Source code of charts
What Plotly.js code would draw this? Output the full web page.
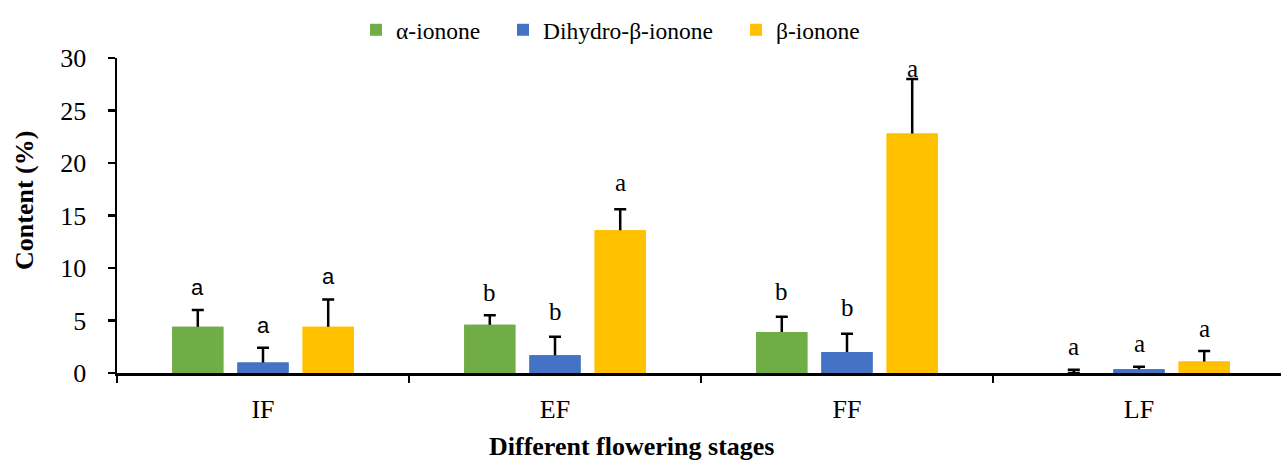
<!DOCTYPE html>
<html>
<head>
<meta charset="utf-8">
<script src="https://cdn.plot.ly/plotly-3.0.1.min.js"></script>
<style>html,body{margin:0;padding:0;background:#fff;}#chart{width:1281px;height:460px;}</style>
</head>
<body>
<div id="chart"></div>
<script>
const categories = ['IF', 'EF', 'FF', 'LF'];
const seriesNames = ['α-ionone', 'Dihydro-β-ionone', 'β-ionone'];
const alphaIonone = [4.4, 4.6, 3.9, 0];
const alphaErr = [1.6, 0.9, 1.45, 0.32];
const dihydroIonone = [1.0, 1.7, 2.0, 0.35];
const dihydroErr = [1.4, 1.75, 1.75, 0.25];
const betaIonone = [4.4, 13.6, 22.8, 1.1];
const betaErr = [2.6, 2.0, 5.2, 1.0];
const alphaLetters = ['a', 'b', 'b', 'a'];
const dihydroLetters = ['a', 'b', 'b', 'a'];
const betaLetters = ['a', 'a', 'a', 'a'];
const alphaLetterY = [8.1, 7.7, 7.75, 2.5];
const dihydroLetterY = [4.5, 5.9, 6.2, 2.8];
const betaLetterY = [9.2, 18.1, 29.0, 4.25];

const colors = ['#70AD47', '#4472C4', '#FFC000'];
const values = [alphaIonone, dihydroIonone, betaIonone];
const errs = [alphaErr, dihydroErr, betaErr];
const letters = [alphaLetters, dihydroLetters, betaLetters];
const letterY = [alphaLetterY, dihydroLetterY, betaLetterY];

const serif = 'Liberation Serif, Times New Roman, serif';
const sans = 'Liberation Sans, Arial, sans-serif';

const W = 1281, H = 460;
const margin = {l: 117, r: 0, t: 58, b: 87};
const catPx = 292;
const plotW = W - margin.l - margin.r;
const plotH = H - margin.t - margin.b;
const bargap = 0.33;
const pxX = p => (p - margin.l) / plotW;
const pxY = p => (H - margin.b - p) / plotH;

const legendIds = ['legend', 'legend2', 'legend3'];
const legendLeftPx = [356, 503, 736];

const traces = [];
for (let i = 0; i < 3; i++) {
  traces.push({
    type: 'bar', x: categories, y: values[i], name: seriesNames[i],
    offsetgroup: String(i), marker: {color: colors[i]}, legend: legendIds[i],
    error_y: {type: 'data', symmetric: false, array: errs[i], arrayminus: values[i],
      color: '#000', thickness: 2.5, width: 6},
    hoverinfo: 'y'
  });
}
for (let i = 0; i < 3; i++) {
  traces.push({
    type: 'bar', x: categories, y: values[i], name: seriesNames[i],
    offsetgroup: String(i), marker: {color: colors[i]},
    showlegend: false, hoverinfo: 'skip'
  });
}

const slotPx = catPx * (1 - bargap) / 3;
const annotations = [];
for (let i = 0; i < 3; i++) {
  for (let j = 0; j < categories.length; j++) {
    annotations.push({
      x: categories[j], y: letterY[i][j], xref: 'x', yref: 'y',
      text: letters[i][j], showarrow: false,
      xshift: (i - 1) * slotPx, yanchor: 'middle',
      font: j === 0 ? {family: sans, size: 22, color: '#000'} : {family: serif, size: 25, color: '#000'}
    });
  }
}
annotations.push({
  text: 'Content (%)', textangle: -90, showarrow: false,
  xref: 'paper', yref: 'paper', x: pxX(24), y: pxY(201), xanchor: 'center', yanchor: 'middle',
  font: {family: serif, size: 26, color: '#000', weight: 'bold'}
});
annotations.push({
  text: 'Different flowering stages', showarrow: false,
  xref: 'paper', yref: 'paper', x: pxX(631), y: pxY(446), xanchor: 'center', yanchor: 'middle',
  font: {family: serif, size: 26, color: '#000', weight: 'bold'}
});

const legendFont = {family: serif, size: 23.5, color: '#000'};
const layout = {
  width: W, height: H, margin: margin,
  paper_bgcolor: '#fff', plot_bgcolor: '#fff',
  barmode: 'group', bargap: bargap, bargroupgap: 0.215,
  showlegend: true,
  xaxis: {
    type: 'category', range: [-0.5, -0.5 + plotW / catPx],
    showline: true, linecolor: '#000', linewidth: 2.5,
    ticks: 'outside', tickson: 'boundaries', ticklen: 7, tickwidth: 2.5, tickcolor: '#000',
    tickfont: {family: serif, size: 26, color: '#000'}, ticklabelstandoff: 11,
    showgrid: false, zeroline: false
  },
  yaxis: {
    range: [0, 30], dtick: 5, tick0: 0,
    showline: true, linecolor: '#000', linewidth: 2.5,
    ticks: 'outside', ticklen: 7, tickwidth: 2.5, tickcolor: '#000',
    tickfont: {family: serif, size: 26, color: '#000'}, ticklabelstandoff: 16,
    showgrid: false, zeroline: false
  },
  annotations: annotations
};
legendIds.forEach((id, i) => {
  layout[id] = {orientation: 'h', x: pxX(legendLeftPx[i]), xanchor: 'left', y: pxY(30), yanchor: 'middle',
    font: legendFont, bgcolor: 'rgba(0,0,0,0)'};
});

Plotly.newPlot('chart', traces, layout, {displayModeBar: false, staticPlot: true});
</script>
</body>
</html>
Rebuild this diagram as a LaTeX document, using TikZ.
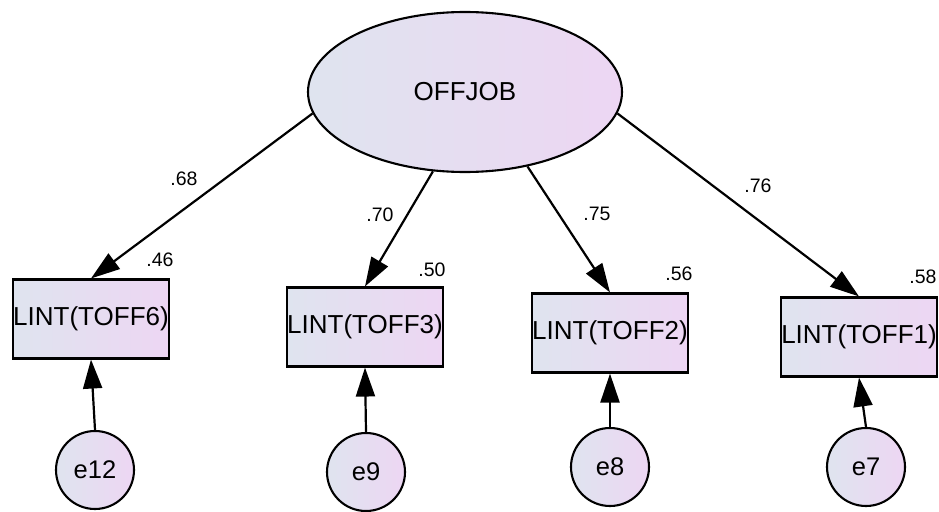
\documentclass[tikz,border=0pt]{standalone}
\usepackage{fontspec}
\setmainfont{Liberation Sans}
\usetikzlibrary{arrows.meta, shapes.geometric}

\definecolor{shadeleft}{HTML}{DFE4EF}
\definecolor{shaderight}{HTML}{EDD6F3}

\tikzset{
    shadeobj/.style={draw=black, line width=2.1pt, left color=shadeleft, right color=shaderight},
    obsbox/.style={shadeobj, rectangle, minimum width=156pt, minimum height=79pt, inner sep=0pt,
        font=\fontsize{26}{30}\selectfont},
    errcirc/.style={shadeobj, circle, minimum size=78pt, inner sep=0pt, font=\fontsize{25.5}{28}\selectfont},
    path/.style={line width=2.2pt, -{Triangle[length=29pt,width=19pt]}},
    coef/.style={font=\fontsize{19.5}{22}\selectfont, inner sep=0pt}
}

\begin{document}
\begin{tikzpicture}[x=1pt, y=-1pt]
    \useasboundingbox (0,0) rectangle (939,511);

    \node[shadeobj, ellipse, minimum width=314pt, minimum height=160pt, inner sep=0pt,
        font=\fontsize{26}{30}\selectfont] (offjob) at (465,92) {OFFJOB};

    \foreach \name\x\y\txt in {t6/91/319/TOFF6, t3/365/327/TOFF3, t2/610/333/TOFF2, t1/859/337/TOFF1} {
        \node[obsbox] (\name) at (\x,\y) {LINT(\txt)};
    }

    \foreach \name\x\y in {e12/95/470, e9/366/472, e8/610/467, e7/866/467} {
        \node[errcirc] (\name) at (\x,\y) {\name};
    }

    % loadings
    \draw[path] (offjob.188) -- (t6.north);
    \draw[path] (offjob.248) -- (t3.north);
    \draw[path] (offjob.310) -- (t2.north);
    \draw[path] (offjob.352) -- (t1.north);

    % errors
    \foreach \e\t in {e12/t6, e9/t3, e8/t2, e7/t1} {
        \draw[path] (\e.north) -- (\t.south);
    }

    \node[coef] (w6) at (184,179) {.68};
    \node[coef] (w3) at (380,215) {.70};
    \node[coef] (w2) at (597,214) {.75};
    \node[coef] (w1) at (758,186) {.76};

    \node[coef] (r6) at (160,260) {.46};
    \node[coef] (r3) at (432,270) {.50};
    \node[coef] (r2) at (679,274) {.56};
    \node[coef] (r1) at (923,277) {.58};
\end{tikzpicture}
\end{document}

*Short exercise*. Repeat the full listing above exactly, with no pictures in the copy.

*Written answer*.
What Plotly.js code would draw this? Output the full web page.
<!DOCTYPE html>
<html>
<head>
<meta charset="utf-8">
<script src="https://cdn.plot.ly/plotly-3.0.1.min.js"></script>
<style>html,body{margin:0;padding:0;background:#fff;}#chart{width:1281px;height:460px;}</style>
</head>
<body>
<div id="chart"></div>
<script>
const categories = ['IF', 'EF', 'FF', 'LF'];
const seriesNames = ['α-ionone', 'Dihydro-β-ionone', 'β-ionone'];
const alphaIonone = [4.4, 4.6, 3.9, 0];
const alphaErr = [1.6, 0.9, 1.45, 0.32];
const dihydroIonone = [1.0, 1.7, 2.0, 0.35];
const dihydroErr = [1.4, 1.75, 1.75, 0.25];
const betaIonone = [4.4, 13.6, 22.8, 1.1];
const betaErr = [2.6, 2.0, 5.2, 1.0];
const alphaLetters = ['a', 'b', 'b', 'a'];
const dihydroLetters = ['a', 'b', 'b', 'a'];
const betaLetters = ['a', 'a', 'a', 'a'];
const alphaLetterY = [8.1, 7.7, 7.75, 2.5];
const dihydroLetterY = [4.5, 5.9, 6.2, 2.8];
const betaLetterY = [9.2, 18.1, 29.0, 4.25];

const colors = ['#70AD47', '#4472C4', '#FFC000'];
const values = [alphaIonone, dihydroIonone, betaIonone];
const errs = [alphaErr, dihydroErr, betaErr];
const letters = [alphaLetters, dihydroLetters, betaLetters];
const letterY = [alphaLetterY, dihydroLetterY, betaLetterY];

const serif = 'Liberation Serif, Times New Roman, serif';
const sans = 'Liberation Sans, Arial, sans-serif';

const W = 1281, H = 460;
const margin = {l: 117, r: 0, t: 58, b: 87};
const catPx = 292;
const plotW = W - margin.l - margin.r;
const plotH = H - margin.t - margin.b;
const bargap = 0.33;
const pxX = p => (p - margin.l) / plotW;
const pxY = p => (H - margin.b - p) / plotH;

const legendIds = ['legend', 'legend2', 'legend3'];
const legendLeftPx = [356, 503, 736];

const traces = [];
for (let i = 0; i < 3; i++) {
  traces.push({
    type: 'bar', x: categories, y: values[i], name: seriesNames[i],
    offsetgroup: String(i), marker: {color: colors[i]}, legend: legendIds[i],
    error_y: {type: 'data', symmetric: false, array: errs[i], arrayminus: values[i],
      color: '#000', thickness: 2.5, width: 6},
    hoverinfo: 'y'
  });
}
for (let i = 0; i < 3; i++) {
  traces.push({
    type: 'bar', x: categories, y: values[i], name: seriesNames[i],
    offsetgroup: String(i), marker: {color: colors[i]},
    showlegend: false, hoverinfo: 'skip'
  });
}

const slotPx = catPx * (1 - bargap) / 3;
const annotations = [];
for (let i = 0; i < 3; i++) {
  for (let j = 0; j < categories.length; j++) {
    annotations.push({
      x: categories[j], y: letterY[i][j], xref: 'x', yref: 'y',
      text: letters[i][j], showarrow: false,
      xshift: (i - 1) * slotPx, yanchor: 'middle',
      font: j === 0 ? {family: sans, size: 22, color: '#000'} : {family: serif, size: 25, color: '#000'}
    });
  }
}
annotations.push({
  text: 'Content (%)', textangle: -90, showarrow: false,
  xref: 'paper', yref: 'paper', x: pxX(24), y: pxY(201), xanchor: 'center', yanchor: 'middle',
  font: {family: serif, size: 26, color: '#000', weight: 'bold'}
});
annotations.push({
  text: 'Different flowering stages', showarrow: false,
  xref: 'paper', yref: 'paper', x: pxX(631), y: pxY(446), xanchor: 'center', yanchor: 'middle',
  font: {family: serif, size: 26, color: '#000', weight: 'bold'}
});

const legendFont = {family: serif, size: 23.5, color: '#000'};
const layout = {
  width: W, height: H, margin: margin,
  paper_bgcolor: '#fff', plot_bgcolor: '#fff',
  barmode: 'group', bargap: bargap, bargroupgap: 0.215,
  showlegend: true,
  xaxis: {
    type: 'category', range: [-0.5, -0.5 + plotW / catPx],
    showline: true, linecolor: '#000', linewidth: 2.5,
    ticks: 'outside', tickson: 'boundaries', ticklen: 7, tickwidth: 2.5, tickcolor: '#000',
    tickfont: {family: serif, size: 26, color: '#000'}, ticklabelstandoff: 11,
    showgrid: false, zeroline: false
  },
  yaxis: {
    range: [0, 30], dtick: 5, tick0: 0,
    showline: true, linecolor: '#000', linewidth: 2.5,
    ticks: 'outside', ticklen: 7, tickwidth: 2.5, tickcolor: '#000',
    tickfont: {family: serif, size: 26, color: '#000'}, ticklabelstandoff: 16,
    showgrid: false, zeroline: false
  },
  annotations: annotations
};
legendIds.forEach((id, i) => {
  layout[id] = {orientation: 'h', x: pxX(legendLeftPx[i]), xanchor: 'left', y: pxY(30), yanchor: 'middle',
    font: legendFont, bgcolor: 'rgba(0,0,0,0)'};
});

Plotly.newPlot('chart', traces, layout, {displayModeBar: false, staticPlot: true});
</script>
</body>
</html>
Rebuild this diagram as a LaTeX document, using TikZ.
\documentclass[tikz,border=0pt]{standalone}
\usepackage{fontspec}
\setmainfont{Liberation Sans}
\usetikzlibrary{arrows.meta, shapes.geometric}

\definecolor{shadeleft}{HTML}{DFE4EF}
\definecolor{shaderight}{HTML}{EDD6F3}

\tikzset{
    shadeobj/.style={draw=black, line width=2.1pt, left color=shadeleft, right color=shaderight},
    obsbox/.style={shadeobj, rectangle, minimum width=156pt, minimum height=79pt, inner sep=0pt,
        font=\fontsize{26}{30}\selectfont},
    errcirc/.style={shadeobj, circle, minimum size=78pt, inner sep=0pt, font=\fontsize{25.5}{28}\selectfont},
    path/.style={line width=2.2pt, -{Triangle[length=29pt,width=19pt]}},
    coef/.style={font=\fontsize{19.5}{22}\selectfont, inner sep=0pt}
}

\begin{document}
\begin{tikzpicture}[x=1pt, y=-1pt]
    \useasboundingbox (0,0) rectangle (939,511);

    \node[shadeobj, ellipse, minimum width=314pt, minimum height=160pt, inner sep=0pt,
        font=\fontsize{26}{30}\selectfont] (offjob) at (465,92) {OFFJOB};

    \foreach \name\x\y\txt in {t6/91/319/TOFF6, t3/365/327/TOFF3, t2/610/333/TOFF2, t1/859/337/TOFF1} {
        \node[obsbox] (\name) at (\x,\y) {LINT(\txt)};
    }

    \foreach \name\x\y in {e12/95/470, e9/366/472, e8/610/467, e7/866/467} {
        \node[errcirc] (\name) at (\x,\y) {\name};
    }

    % loadings
    \draw[path] (offjob.188) -- (t6.north);
    \draw[path] (offjob.248) -- (t3.north);
    \draw[path] (offjob.310) -- (t2.north);
    \draw[path] (offjob.352) -- (t1.north);

    % errors
    \foreach \e\t in {e12/t6, e9/t3, e8/t2, e7/t1} {
        \draw[path] (\e.north) -- (\t.south);
    }

    \node[coef] (w6) at (184,179) {.68};
    \node[coef] (w3) at (380,215) {.70};
    \node[coef] (w2) at (597,214) {.75};
    \node[coef] (w1) at (758,186) {.76};

    \node[coef] (r6) at (160,260) {.46};
    \node[coef] (r3) at (432,270) {.50};
    \node[coef] (r2) at (679,274) {.56};
    \node[coef] (r1) at (923,277) {.58};
\end{tikzpicture}
\end{document}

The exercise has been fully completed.